Russia has developed "invincible" nuclear weapons that can "reach anywhere in the world", President Vladimir Putin said on Thursday in his annual state of the nation address here.
The speech was the last before an election Putin is expected to win in 17 days time. He was laying out his key policies for his fourth presidential term.
The Russian President unveiled a weapon that he said "could not be stopped by the US missile defence shield in Europe and Asia", the BBC reported.
He showcased a range of new weapons, including a missile that could "reach anywhere in the world", and highlighted two nuclear-capable weapons -- a cruise missile and a submarine-launched unmanned underwater vehicle.
The warhead, Putin said, was "a low-flying, difficult-to-spot cruise missile with a nuclear payload with a practically unlimited range and an unpredictable flight path, which can bypass lines of interception and is invincible in the face of all existing and future systems of both missile defence and air defence".

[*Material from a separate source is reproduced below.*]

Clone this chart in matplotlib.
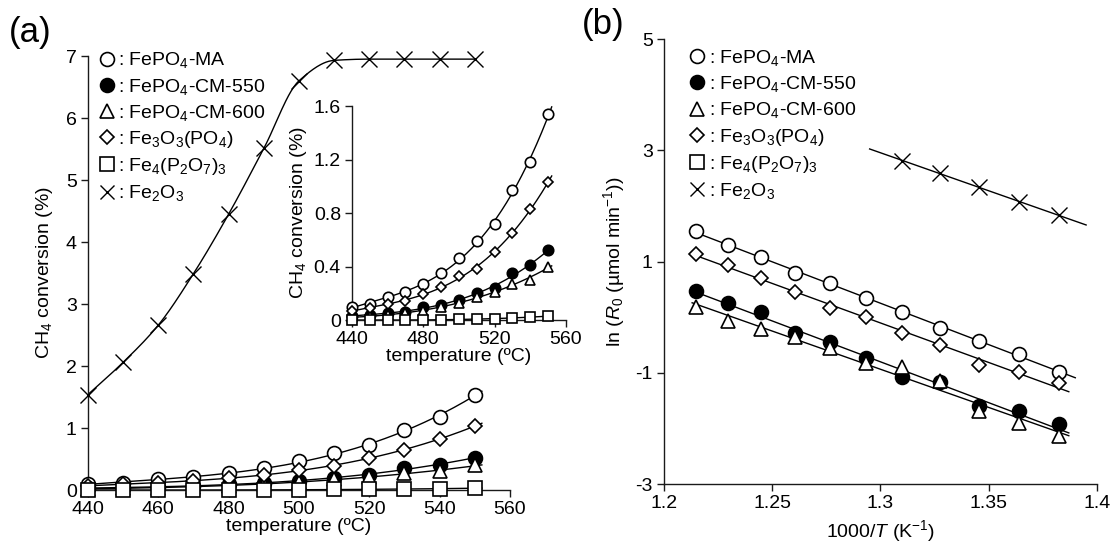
import matplotlib
matplotlib.use("Agg")
import matplotlib.pyplot as plt
import numpy as np

plt.rcParams['font.family'] = ['Liberation Sans', 'DejaVu Sans']
plt.rcParams['mathtext.fontset'] = 'custom'
plt.rcParams['mathtext.rm'] = 'Liberation Sans'
plt.rcParams['mathtext.it'] = 'Liberation Sans:italic'
plt.rcParams['mathtext.bf'] = 'Liberation Sans:bold'
plt.rcParams['axes.unicode_minus'] = False

# conversion du CH4 en fonction de la temperature (440 -> 550 C)
temp = [440, 450, 460, 470, 480, 490, 500, 510, 520, 530, 540, 550]
conv_ma = [0.10, 0.12, 0.17, 0.21, 0.27, 0.35, 0.46, 0.59, 0.72, 0.97, 1.18, 1.54]
conv_cm550 = [0.03, 0.04, 0.055, 0.06, 0.10, 0.11, 0.15, 0.20, 0.24, 0.355, 0.41, 0.52]
conv_cm600 = [0.02, 0.03, 0.04, 0.05, 0.07, 0.10, 0.13, 0.17, 0.21, 0.27, 0.30, 0.40]
conv_fe3o3 = [0.07, 0.09, 0.12, 0.14, 0.195, 0.245, 0.33, 0.385, 0.51, 0.65, 0.83, 1.03]
conv_fe4 = [0.0, 0.0, 0.0, 0.0, 0.0, 0.0, 0.005, 0.01, 0.01, 0.015, 0.02, 0.03]
conv_fe2o3 = [1.54, 2.06, 2.66, 3.49, 4.45, 5.51, 6.60, 6.93, 6.95, 6.95, 6.95, 6.95]

# Arrhenius : 1000/T (K-1) de 550 a 450 C
inv_t = [1.2148, 1.2297, 1.2449, 1.2606, 1.2767, 1.2932, 1.3101, 1.3275, 1.3454, 1.3638, 1.3827]
ln_ma = [1.545, 1.29, 1.09, 0.80, 0.61, 0.34, 0.09, -0.20, -0.42, -0.66, -0.98]
ln_cm550 = [0.47, 0.25, 0.10, -0.29, -0.45, -0.74, -1.07, -1.16, -1.59, -1.68, -1.93]
ln_cm600 = [0.18, -0.07, -0.21, -0.36, -0.55, -0.83, -0.90, -1.15, -1.68, -1.91, -2.13]
ln_fe3o3 = [1.13, 0.93, 0.70, 0.45, 0.16, 0.01, -0.28, -0.50, -0.86, -0.99, -1.18]
inv_t_fe2o3 = [1.3101, 1.3275, 1.3454, 1.3638, 1.3827]
ln_fe2o3 = [2.81, 2.59, 2.34, 2.07, 1.83]

labels = [': FePO$_4$-MA', ': FePO$_4$-CM-550', ': FePO$_4$-CM-600',
          ': Fe$_3$O$_3$(PO$_4$)', ': Fe$_4$(P$_2$O$_7$)$_3$', ': Fe$_2$O$_3$']

KC = '#1a1a1a'
FS = 14


# pchip : interpolation monotone pour tracer une courbe lisse
def pchip(x, y, xs):
    x = np.asarray(x, float)
    y = np.asarray(y, float)
    h = np.diff(x)
    d = np.diff(y) / h
    m = np.zeros_like(y)
    for k in range(1, len(x) - 1):
        if d[k - 1] * d[k] > 0:
            w1 = 2 * h[k] + h[k - 1]
            w2 = h[k] + 2 * h[k - 1]
            m[k] = (w1 + w2) / (w1 / d[k - 1] + w2 / d[k])
    m[0] = d[0]
    m[-1] = d[-1]
    i = np.clip(np.searchsorted(x, xs) - 1, 0, len(x) - 2)
    t = (xs - x[i]) / h[i]
    h00 = 2 * t**3 - 3 * t**2 + 1
    h10 = t**3 - 2 * t**2 + t
    h01 = -2 * t**3 + 3 * t**2
    h11 = t**3 - t**2
    return h00 * y[i] + h10 * h[i] * m[i] + h01 * y[i + 1] + h11 * h[i] * m[i + 1]


def style_axes(ax, fs):
    for s in ['top', 'right']:
        ax.spines[s].set_visible(False)
    for s in ['left', 'bottom']:
        ax.spines[s].set_color(KC)
        ax.spines[s].set_linewidth(1.0)
    ax.tick_params(direction='out', length=5, width=1.0, color=KC, labelsize=fs, pad=3)


def conv_panel(ax, ms, with_fe2o3):
    series = [(conv_ma, 'o', 'white', ms),
              (conv_cm550, 'o', 'black', ms),
              (conv_cm600, '^', 'white', ms),
              (conv_fe3o3, 'D', 'white', ms * 0.72),
              (conv_fe4, 's', 'white', ms * 0.95)]
    xs = np.linspace(440, 552, 200)
    for ys, mk, fc, s in series:
        p = np.polyfit(temp, ys, 3)
        ax.plot(xs, np.polyval(p, xs), color='black', lw=1.0, zorder=2, clip_on=False)
    for ys, mk, fc, s in series:
        ax.plot(temp, ys, ls='none', marker=mk, ms=s, mfc=fc, mec='black',
                mew=1.2, zorder=3, clip_on=False)
    if with_fe2o3:
        xs = np.linspace(440, 550, 300)
        ax.plot(xs, pchip(temp, conv_fe2o3, xs), color='black', lw=1.0, zorder=2)
        ax.plot(temp, conv_fe2o3, ls='none', marker='x', ms=ms * 1.1, mec='black',
                mew=1.0, zorder=3, clip_on=False)


def add_legend(ax, ms, loc):
    hs = [plt.Line2D([], [], ls='none', marker='o', ms=ms, mfc='white', mec='black', mew=1.2),
          plt.Line2D([], [], ls='none', marker='o', ms=ms, mfc='black', mec='black', mew=1.2),
          plt.Line2D([], [], ls='none', marker='^', ms=ms, mfc='white', mec='black', mew=1.2),
          plt.Line2D([], [], ls='none', marker='D', ms=ms * 0.72, mfc='white', mec='black', mew=1.2),
          plt.Line2D([], [], ls='none', marker='s', ms=ms * 0.95, mfc='white', mec='black', mew=1.2),
          plt.Line2D([], [], ls='none', marker='x', ms=ms, mec='black', mew=1.0)]
    ax.legend(hs, labels, loc='upper left', bbox_to_anchor=loc, frameon=False,
              fontsize=FS, handlelength=0.8, handletextpad=0.2, labelspacing=0.32,
              borderaxespad=0, borderpad=0)


fig = plt.figure(figsize=(11.15, 5.45), dpi=100)

# (a) conversion
ax1 = fig.add_axes([0.0789, 0.1009, 0.3785, 0.7963])
conv_panel(ax1, 10, True)
ax1.set_xlim(440, 560)
ax1.set_ylim(0, 7)
ax1.set_xticks([440, 460, 480, 500, 520, 540, 560])
ax1.set_yticks(range(0, 8))
style_axes(ax1, FS)
ax1.set_xlabel('temperature (ºC)', fontsize=FS, labelpad=0)
ax1.set_ylabel('CH$_4$ conversion (%)', fontsize=FS, labelpad=8)
add_legend(ax1, 10, (0.026, 1.013))
fig.text(0.008, 0.94, '(a)', fontsize=25, va='center', ha='left')

# encart : zoom sur les faibles conversions
ax2 = fig.add_axes([0.3157, 0.4128, 0.1919, 0.3927])
ax2.set_facecolor('none')
conv_panel(ax2, 7.5, False)
ax2.set_xlim(440, 560)
ax2.set_ylim(0, 1.6)
ax2.set_xticks([440, 480, 520, 560])
ax2.set_yticks([0, 0.4, 0.8, 1.2, 1.6])
ax2.set_yticklabels(['0', '0.4', '0.8', '1.2', '1.6'])
style_axes(ax2, FS)
ax2.set_xlabel('temperature (ºC)', fontsize=FS, labelpad=0)
ax2.set_ylabel('CH$_4$ conversion (%)', fontsize=FS, labelpad=3)

# (b) Arrhenius
ax3 = fig.add_axes([0.5955, 0.1119, 0.3883, 0.8165])
fits = [(inv_t, ln_ma, 'o', 'white', 10, 1.213, 1.390),
        (inv_t, ln_cm550, 'o', 'black', 10, 1.213, 1.387),
        (inv_t, ln_cm600, '^', 'white', 10, 1.213, 1.387),
        (inv_t, ln_fe3o3, 'D', 'white', 7.2, 1.213, 1.387),
        (inv_t_fe2o3, ln_fe2o3, 'x', 'none', 11, 1.295, 1.395)]
for xv, yv, mk, fc, s, x0, x1 in fits:
    p = np.polyfit(xv, yv, 1)
    xs = np.array([x0, x1])
    ax3.plot(xs, np.polyval(p, xs), color='black', lw=1.0, zorder=2)
for xv, yv, mk, fc, s, x0, x1 in fits:
    ax3.plot(xv, yv, ls='none', marker=mk, ms=s, mfc=fc, mec='black',
             mew=1.0 if mk == 'x' else 1.2, zorder=3)
ax3.set_xlim(1.2, 1.4)
ax3.set_ylim(-3, 5)
ax3.set_xticks([1.2, 1.25, 1.3, 1.35, 1.4])
ax3.set_xticklabels(['1.2', '1.25', '1.3', '1.35', '1.4'])
ax3.set_yticks([-3, -1, 1, 3, 5])
ax3.set_yticklabels(['-3', '-1', '1', '3', '5'])
style_axes(ax3, FS)
ax3.tick_params(axis='x', pad=3)
ax3.set_xlabel('1000/$T$ (K$^{\u22121}$)', fontsize=FS, labelpad=4)
ax3.set_ylabel('ln ($R_\\mathrm{0}$ (µmol min$^{\u22121}$))', fontsize=FS, labelpad=6)
add_legend(ax3, 10, (0.058, 0.98))
fig.text(0.522, 0.955, '(b)', fontsize=25, va='center', ha='left')

fig.savefig('out.png', dpi=100)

Putin also said that he would regard a nuclear attack on any of its allies as a nuclear attack on Russia itself, adding that "the response would be immediate".
During the two-hour televised speech to a joint sitting of both Houses of Parliament, Putin said that he intends to halve poverty in the country within the next six years.
"We must solve one of the key tasks for the coming decade -- to ensure a confident, long-term growth of real incomes of our citizens, and in six years, at least to halve the level of poverty," he was quoted as saying by Tass news agency.
Putin said he wanted to increase employment and longevity as these are necessary to secure stable population growth in the next 10 years.
He faces seven challengers on March 18 although none is expected to attract widespread support. Prominent opposition leader Alexei Navalny, who has been barred from running, called on voters to boycott the poll, the BBC reported.
Putin has so far done little campaigning and said little about his plans for the next six years. The Russian President said he wanted his country to emulate life-expectancy rates in Japan and France.
He also said "Russia could not take its power for granted".
"We have no right to allow the stability we have achieved to lead to complacency. Especially since we are far from resolving many problems."
"Russia is now a leading country with a powerful foreign economic and defence potential. But from the point of view of the extremely important task of ensuring people's quality of life and welfare we, of course, have not achieved the level we require.
"But we have to do this and will do this," he said.